### Work instructions
Print every entry exactly as written.

### Records for this task
┄┄┄┄┄┄

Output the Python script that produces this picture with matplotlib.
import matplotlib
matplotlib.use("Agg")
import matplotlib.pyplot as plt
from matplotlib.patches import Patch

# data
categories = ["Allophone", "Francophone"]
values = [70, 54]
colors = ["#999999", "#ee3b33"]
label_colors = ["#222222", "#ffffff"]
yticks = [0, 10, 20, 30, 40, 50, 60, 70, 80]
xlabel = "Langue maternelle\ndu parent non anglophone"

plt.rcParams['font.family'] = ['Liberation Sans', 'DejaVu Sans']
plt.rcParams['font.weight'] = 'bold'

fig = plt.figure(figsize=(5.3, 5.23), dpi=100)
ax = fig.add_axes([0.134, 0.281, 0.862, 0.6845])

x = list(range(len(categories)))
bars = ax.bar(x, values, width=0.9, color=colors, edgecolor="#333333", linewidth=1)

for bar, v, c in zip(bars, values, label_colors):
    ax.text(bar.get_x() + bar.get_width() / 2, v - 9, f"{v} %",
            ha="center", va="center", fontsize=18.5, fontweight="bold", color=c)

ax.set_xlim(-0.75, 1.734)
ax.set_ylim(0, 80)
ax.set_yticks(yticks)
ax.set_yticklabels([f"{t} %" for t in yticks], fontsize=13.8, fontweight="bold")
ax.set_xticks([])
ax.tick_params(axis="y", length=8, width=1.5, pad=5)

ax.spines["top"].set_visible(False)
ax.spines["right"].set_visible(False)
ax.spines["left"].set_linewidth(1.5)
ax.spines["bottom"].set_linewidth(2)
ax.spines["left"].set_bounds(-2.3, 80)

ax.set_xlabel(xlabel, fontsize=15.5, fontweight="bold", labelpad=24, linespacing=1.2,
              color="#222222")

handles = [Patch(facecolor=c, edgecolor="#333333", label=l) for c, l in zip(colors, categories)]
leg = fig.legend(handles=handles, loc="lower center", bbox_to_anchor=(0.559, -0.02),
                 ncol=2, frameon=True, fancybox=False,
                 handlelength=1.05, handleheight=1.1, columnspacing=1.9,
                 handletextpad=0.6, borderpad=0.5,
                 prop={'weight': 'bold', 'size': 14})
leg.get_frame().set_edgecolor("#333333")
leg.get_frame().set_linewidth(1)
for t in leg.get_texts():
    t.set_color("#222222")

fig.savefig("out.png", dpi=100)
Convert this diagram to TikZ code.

┄┄┄┄┄┄

### Finished exercise
Output the Python script that produces this picture with matplotlib.
import matplotlib
matplotlib.use("Agg")
import matplotlib.pyplot as plt
from matplotlib.patches import Patch

# data
categories = ["Allophone", "Francophone"]
values = [70, 54]
colors = ["#999999", "#ee3b33"]
label_colors = ["#222222", "#ffffff"]
yticks = [0, 10, 20, 30, 40, 50, 60, 70, 80]
xlabel = "Langue maternelle\ndu parent non anglophone"

plt.rcParams['font.family'] = ['Liberation Sans', 'DejaVu Sans']
plt.rcParams['font.weight'] = 'bold'

fig = plt.figure(figsize=(5.3, 5.23), dpi=100)
ax = fig.add_axes([0.134, 0.281, 0.862, 0.6845])

x = list(range(len(categories)))
bars = ax.bar(x, values, width=0.9, color=colors, edgecolor="#333333", linewidth=1)

for bar, v, c in zip(bars, values, label_colors):
    ax.text(bar.get_x() + bar.get_width() / 2, v - 9, f"{v} %",
            ha="center", va="center", fontsize=18.5, fontweight="bold", color=c)

ax.set_xlim(-0.75, 1.734)
ax.set_ylim(0, 80)
ax.set_yticks(yticks)
ax.set_yticklabels([f"{t} %" for t in yticks], fontsize=13.8, fontweight="bold")
ax.set_xticks([])
ax.tick_params(axis="y", length=8, width=1.5, pad=5)

ax.spines["top"].set_visible(False)
ax.spines["right"].set_visible(False)
ax.spines["left"].set_linewidth(1.5)
ax.spines["bottom"].set_linewidth(2)
ax.spines["left"].set_bounds(-2.3, 80)

ax.set_xlabel(xlabel, fontsize=15.5, fontweight="bold", labelpad=24, linespacing=1.2,
              color="#222222")

handles = [Patch(facecolor=c, edgecolor="#333333", label=l) for c, l in zip(colors, categories)]
leg = fig.legend(handles=handles, loc="lower center", bbox_to_anchor=(0.559, -0.02),
                 ncol=2, frameon=True, fancybox=False,
                 handlelength=1.05, handleheight=1.1, columnspacing=1.9,
                 handletextpad=0.6, borderpad=0.5,
                 prop={'weight': 'bold', 'size': 14})
leg.get_frame().set_edgecolor("#333333")
leg.get_frame().set_linewidth(1)
for t in leg.get_texts():
    t.set_color("#222222")

fig.savefig("out.png", dpi=100)
Convert this diagram to TikZ code.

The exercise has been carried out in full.